Вообще-то это было довольно светлое, солнечное кладбище. Оно походило на руины древнего города где-нибудь в южноамериканской сельве или индокитайских джунглях. Здесь охотно уединялись влюбленные парочки и любители разлить на троих без свидетелей. Тоску наводили лишь многочисленные следы молодых вандалов, сокрушавших тут все и вся: саркофаги, ажурный чугун решеток, урны, склепы, кресты, плиты...
Я уж собрался было уходить ни с чем, как вдруг, выйдя на южную сторону, поймал на себе угрюмый взгляд шести насупленных под броневыми приливами смотровых щелей, прорезанных в толстой стали рубки. Темно-зеленые туи, росшие по сторонам, вздымались выше поднятого перископа. Мраморный ангел был давно отбит, но боевой металл подводного корабля устоял под ударами варваров. Более того, он был заботливо выкрашен в светло-серый, шаровой цвет, а якорь у подножия посверкивал новеньким лаком. На одной из его лап лежал букетик лаванды.
Я знал, чьи руки привели в порядок этот уникальный памятник.

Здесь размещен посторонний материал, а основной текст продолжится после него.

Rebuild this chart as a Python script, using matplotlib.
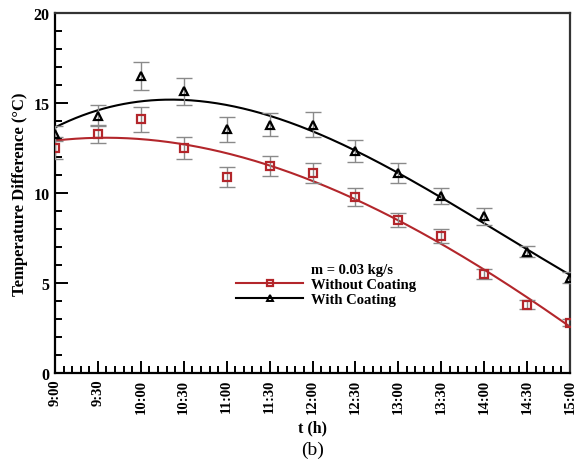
import numpy as np
import matplotlib
matplotlib.use("Agg")
import matplotlib.pyplot as plt
from matplotlib.lines import Line2D
from matplotlib.ticker import MultipleLocator, AutoMinorLocator

plt.rcParams['font.family'] = ['Liberation Serif', 'DejaVu Serif']
plt.rcParams['font.weight'] = 'bold'

# measurement times (hours) and their labels
hours = [9.0, 9.5, 10.0, 10.5, 11.0, 11.5, 12.0, 12.5, 13.0, 13.5, 14.0, 14.5, 15.0]
tick_labels = ["9:00", "9:30", "10:00", "10:30", "11:00", "11:30", "12:00",
               "12:30", "13:00", "13:30", "14:00", "14:30", "15:00"]

# temperature difference (deg C)
without_coating = [12.5, 13.3, 14.1, 12.5, 10.9, 11.5, 11.1, 9.8, 8.5, 7.6, 5.5, 3.8, 2.8]
without_err = [0.6, 0.5, 0.7, 0.6, 0.55, 0.55, 0.55, 0.5, 0.4, 0.4, 0.3, 0.25, 0.2]
with_coating = [13.3, 14.3, 16.5, 15.65, 13.55, 13.8, 13.8, 12.35, 11.1, 9.85, 8.7, 6.75, 5.3]
with_err = [0.4, 0.6, 0.8, 0.75, 0.7, 0.65, 0.7, 0.6, 0.55, 0.45, 0.45, 0.3, 0.3]

red = '#b3262b'
fig = plt.figure(figsize=(5.76, 4.64), dpi=100)
ax = fig.add_axes([55/576, 1 - 374/464, 515/576, 360/464])

x = np.array(hours)
xs = np.linspace(x[0], x[-1], 300)
for yv, err, col, mk in [(without_coating, without_err, red, 's'),
                         (with_coating, with_err, 'black', '^')]:
    # cubic trend line through the measurements
    coef = np.polyfit(x, yv, 3)
    ax.plot(xs, np.polyval(coef, xs), color=col, lw=1.5, zorder=2)
    ax.errorbar(x, yv, yerr=err, fmt='none', ecolor='#8a8a8a', elinewidth=1,
                capsize=6, capthick=1, zorder=3)
    ax.plot(x, yv, linestyle='none', marker=mk, markersize=5.8, markerfacecolor='none',
            markeredgecolor=col, markeredgewidth=1.6, zorder=4)

ax.set_xlim(9, 15)
ax.set_ylim(0, 20)
ax.set_xticks(hours)
ax.set_xticklabels(tick_labels, rotation=90, fontsize=10.5, fontweight='bold')
ax.xaxis.set_minor_locator(AutoMinorLocator(5))
ax.yaxis.set_major_locator(MultipleLocator(5))
ax.yaxis.set_minor_locator(MultipleLocator(1))
ax.tick_params(axis='y', labelsize=11.5)
ax.tick_params(which='both', direction='in', top=False, right=False, width=1.4, pad=4)
ax.tick_params(which='major', length=9)
ax.tick_params(which='minor', length=5)
for lbl in ax.get_yticklabels():
    lbl.set_fontweight('bold')
for s in ax.spines.values():
    s.set_linewidth(1.6)
ax.spines['top'].set_color('#333333')
ax.spines['right'].set_color('#333333')

ax.set_xlabel('t (h)', fontsize=11.5, fontweight='bold', labelpad=5)
ax.set_ylabel('Temperature Difference (°C)', fontsize=12, fontweight='bold', labelpad=4)

handles = [Line2D([], [], linestyle='none'),
           Line2D([], [], color=red, lw=1.5, marker='s', markersize=5,
                  markerfacecolor='none', markeredgecolor=red, markeredgewidth=1.6),
           Line2D([], [], color='black', lw=1.5, marker='^', markersize=5,
                  markerfacecolor='none', markeredgecolor='black', markeredgewidth=1.4)]
labels = ['m = 0.03 kg/s', 'Without Coating', 'With Coating']
leg = ax.legend(handles, labels, loc='upper left', bbox_to_anchor=(0.352, 0.305),
                frameon=False, numpoints=1, handlelength=4.6, handletextpad=0.55,
                labelspacing=0.12, borderpad=0, borderaxespad=0,
                prop={'family': 'Liberation Serif', 'weight': 'bold', 'size': 10.5})

fig.text(0.5 * (55 + 570) / 576, 1 - 450/464, '(b)', ha='center', va='center',
         fontsize=14, fontweight='normal')

fig.savefig('out.png', dpi=100)
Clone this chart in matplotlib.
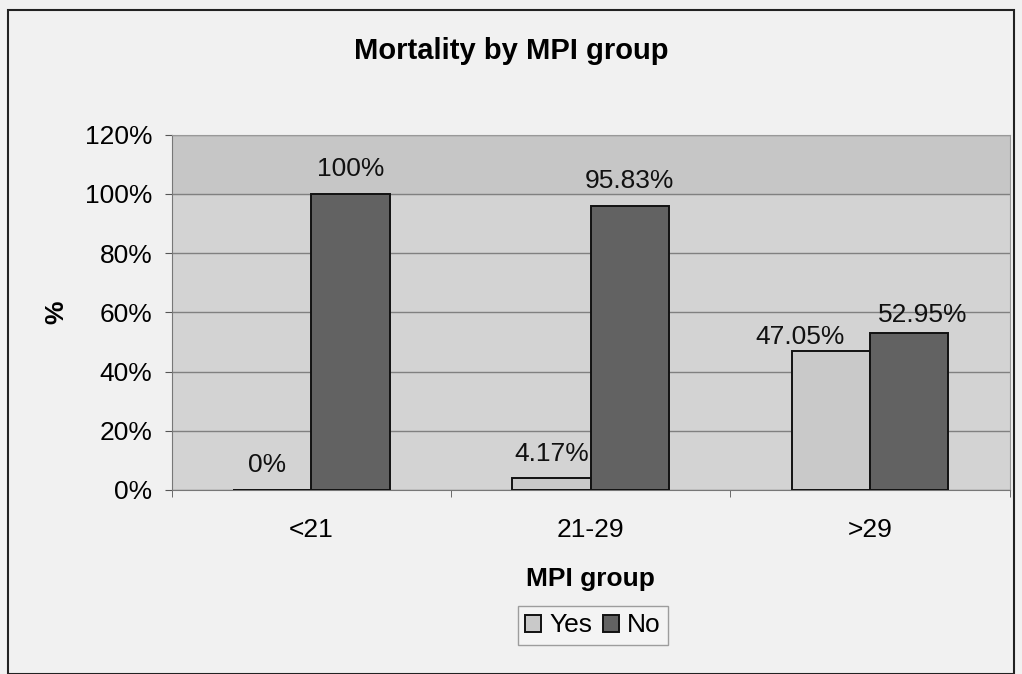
import numpy as np
import matplotlib
matplotlib.use('Agg')
import matplotlib.pyplot as plt
from matplotlib.patches import Rectangle

# --- data ---
groups = ["<21", "21-29", ">29"]
yes_pct = [0.0, 4.17, 47.05]
no_pct = [100.0, 95.83, 52.95]
yes_labels = ["0%", "4.17%", "47.05%"]
no_labels = ["100%", "95.83%", "52.95%"]

plt.rcParams['font.family'] = ['Liberation Sans', 'DejaVu Sans']
FS = 19

fig = plt.figure(figsize=(10.22, 6.74), dpi=100)
fig.patch.set_facecolor('#f1f1f1')

# chart frame
fig.patches.append(Rectangle((0.008, 0.0), 0.984, 0.985, transform=fig.transFigure,
                             fill=False, edgecolor='#222222', linewidth=1.5))

ax = fig.add_axes([0.168, 0.273, 0.820, 0.527])
ax.set_facecolor('#d3d3d3')
ax.axhspan(100, 120, color='#c6c6c6', zorder=0)

x = np.arange(len(groups))
w = 0.28
ax.bar(x - w / 2, yes_pct, w, color='#c9c9c9', edgecolor='#111111', linewidth=1.4, zorder=3, label='Yes')
ax.bar(x + w / 2, no_pct, w, color='#626262', edgecolor='#111111', linewidth=1.4, zorder=3, label='No')

# value labels; the last pair is pushed apart so they don't collide
yes_shift = [(-0.02, 4.5), (0.0, 4.0), (-0.11, 0.6)]
no_shift = [(0.0, 4.5), (0.0, 4.5), (0.05, 2.0)]
for i in range(len(groups)):
    dx, dy = yes_shift[i]
    ax.text(x[i] - w / 2 + dx, yes_pct[i] + dy, yes_labels[i], ha='center', va='bottom',
            fontsize=FS, color='#111111', zorder=5)
    dx, dy = no_shift[i]
    ax.text(x[i] + w / 2 + dx, no_pct[i] + dy, no_labels[i], ha='center', va='bottom',
            fontsize=FS, color='#111111', zorder=5)

ax.set_xlim(-0.5, 2.5)
ax.set_ylim(0, 120)
ax.set_yticks(range(0, 121, 20))
ax.set_yticklabels([f"{v}%" for v in range(0, 121, 20)], fontsize=FS)
ax.set_xticks(x)
ax.set_xticklabels(groups, fontsize=FS)
ax.set_xticks([-0.5, 0.5, 1.5, 2.5], minor=True)
ax.tick_params(axis='x', which='major', length=0, pad=20)
ax.tick_params(axis='x', which='minor', length=5, color='#555555')
ax.tick_params(axis='y', length=5, color='#555555', pad=9)
ax.grid(axis='y', color='#808080', linewidth=1.0, zorder=1)
ax.set_axisbelow(True)
for side in ['top', 'right']:
    ax.spines[side].set_color('#999999')
for side in ['left', 'bottom']:
    ax.spines[side].set_color('#777777')

ax.set_xlabel("MPI group", fontsize=FS, fontweight='bold', labelpad=18)
ax.set_ylabel("%", fontsize=FS, fontweight='bold', rotation=90, labelpad=12)

fig.text(0.5, 0.925, "Mortality by MPI group", ha='center', va='center', fontsize=21, fontweight='bold')

fig.legend(loc='center', bbox_to_anchor=(0.580, 0.072), ncol=2, fontsize=FS,
           frameon=True, fancybox=False, edgecolor='#888888', facecolor='#f5f5f5',
           handlelength=0.6, handleheight=0.6, handletextpad=0.3, columnspacing=0.4,
           borderpad=0.3)

fig.savefig("out.png", dpi=100, facecolor=fig.get_facecolor())
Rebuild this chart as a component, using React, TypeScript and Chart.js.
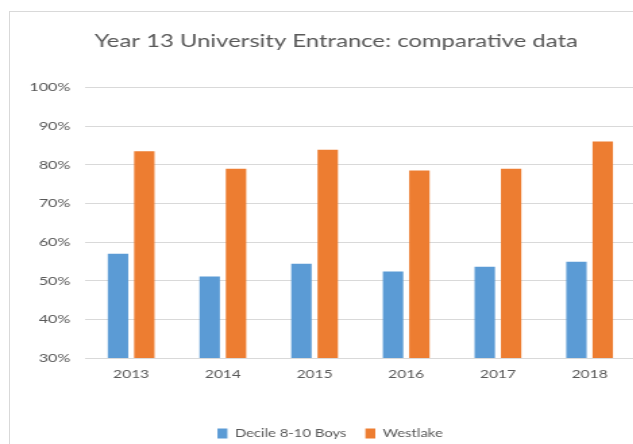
import { useEffect, useRef } from 'react';
import { Chart, registerables } from 'chart.js';

Chart.register(...registerables);

const categories = ['2013', '2014', '2015', '2016', '2017', '2018'];
const decileBoys = [57, 51.1, 54.4, 52.4, 53.6, 54.9];
const westlake = [83.5, 79, 83.9, 78.5, 79, 86];
const seriesNames = ['Decile 8-10 Boys', 'Westlake'];
const titleText = 'Year 13 University Entrance: comparative data';
const yMin = 30;
const yMax = 100;
const yStep = 10;

const SX = 1.35; // horizontal stretch of the reference picture
const W = 489;
const H = 450;
const TEXT = '#595959';
const GRID = '#D9D9D9';
const FONT = 'Lato';

export default function App() {
  const ref = useRef<HTMLCanvasElement>(null);

  useEffect(() => {
    const titlePlugin = {
      id: 'customTitle',
      afterDraw(chart: any) {
        const ctx = chart.ctx;
        ctx.save();
        ctx.font = `17.7px ${FONT}`;
        ctx.fillStyle = TEXT;
        ctx.textAlign = 'center';
        ctx.textBaseline = 'alphabetic';
        ctx.fillText(titleText, 249, 47.3);
        ctx.restore();
      },
    };

    const chart = new Chart(ref.current!, {
      type: 'bar',
      data: {
        labels: categories,
        datasets: [
          {
            label: seriesNames[0],
            data: decileBoys,
            backgroundColor: '#5B9BD5',
            borderWidth: 0,
            categoryPercentage: 0.574,
            barPercentage: 0.776,
          },
          {
            label: seriesNames[1],
            data: westlake,
            backgroundColor: '#ED7D31',
            borderWidth: 0,
            categoryPercentage: 0.574,
            barPercentage: 0.776,
          },
        ],
      },
      options: {
        responsive: false,
        animation: false,
        devicePixelRatio: 1,
        layout: { padding: { top: 87.5, bottom: 1, left: 0, right: 0 } },
        plugins: {
          title: { display: false },
          tooltip: { enabled: false },
          legend: {
            position: 'bottom',
            labels: {
              boxWidth: 7.4,
              boxHeight: 10,
              padding: 14,
              color: TEXT,
              font: { size: 11, family: FONT },
            },
          },
        },
        scales: {
          x: {
            grid: { display: false },
            border: { display: false },
            ticks: { color: TEXT, font: { size: 11.5, family: FONT }, padding: 1.5 },
            afterFit(s: any) {
              s.height = 56;
            },
          },
          y: {
            min: yMin,
            max: yMax,
            ticks: {
              stepSize: yStep,
              callback: (v: any) => `${v}%`,
              padding: 11,
              color: TEXT,
              font: { size: 12, family: FONT },
            },
            grid: { color: GRID, drawTicks: false, lineWidth: 1 },
            border: { display: false },
            afterFit(s: any) {
              s.width = 63.2;
            },
          },
          yR: {
            type: 'linear',
            position: 'right',
            display: true,
            grid: { display: false },
            ticks: { display: false },
            border: { display: false },
            afterFit(s: any) {
              s.width = W - 470.7;
            },
          },
        },
      } as any,
      plugins: [titlePlugin],
    });
    return () => chart.destroy();
  }, []);

  return (
    <div
      style={{
        position: 'fixed',
        left: 0,
        top: 0,
        width: 633,
        height: 444,
        overflow: 'hidden',
        background: '#fff',
      }}
    >
      <div
        style={{
          position: 'absolute',
          left: 9,
          top: 11,
          width: 800,
          height: 600,
          border: `1px solid ${GRID}`,
        }}
      />
      <div
        style={{
          position: 'absolute',
          left: 0,
          top: 0,
          width: W,
          height: H,
          transform: `scaleX(${SX})`,
          transformOrigin: '0 0',
        }}
      >
        <canvas ref={ref} width={W} height={H} style={{ width: W, height: H, display: 'block' }} />
      </div>
    </div>
  );
}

Это сделал Вячеслав Зенцов, бывший офицер флота, а после демобилизации капитан катера “Эколог”, ходившего под флагом Академии наук СССР; он и его друзья по клубу любителей истории города выгребли из рубки с полцентнера винных пробок, заварили входной люк, чтобы местные выпивохи не оскверняли больше могилу, положили новый якорь...
Две волны схлестнулись над рубкой старой субмарины — волна забвения и волна памяти.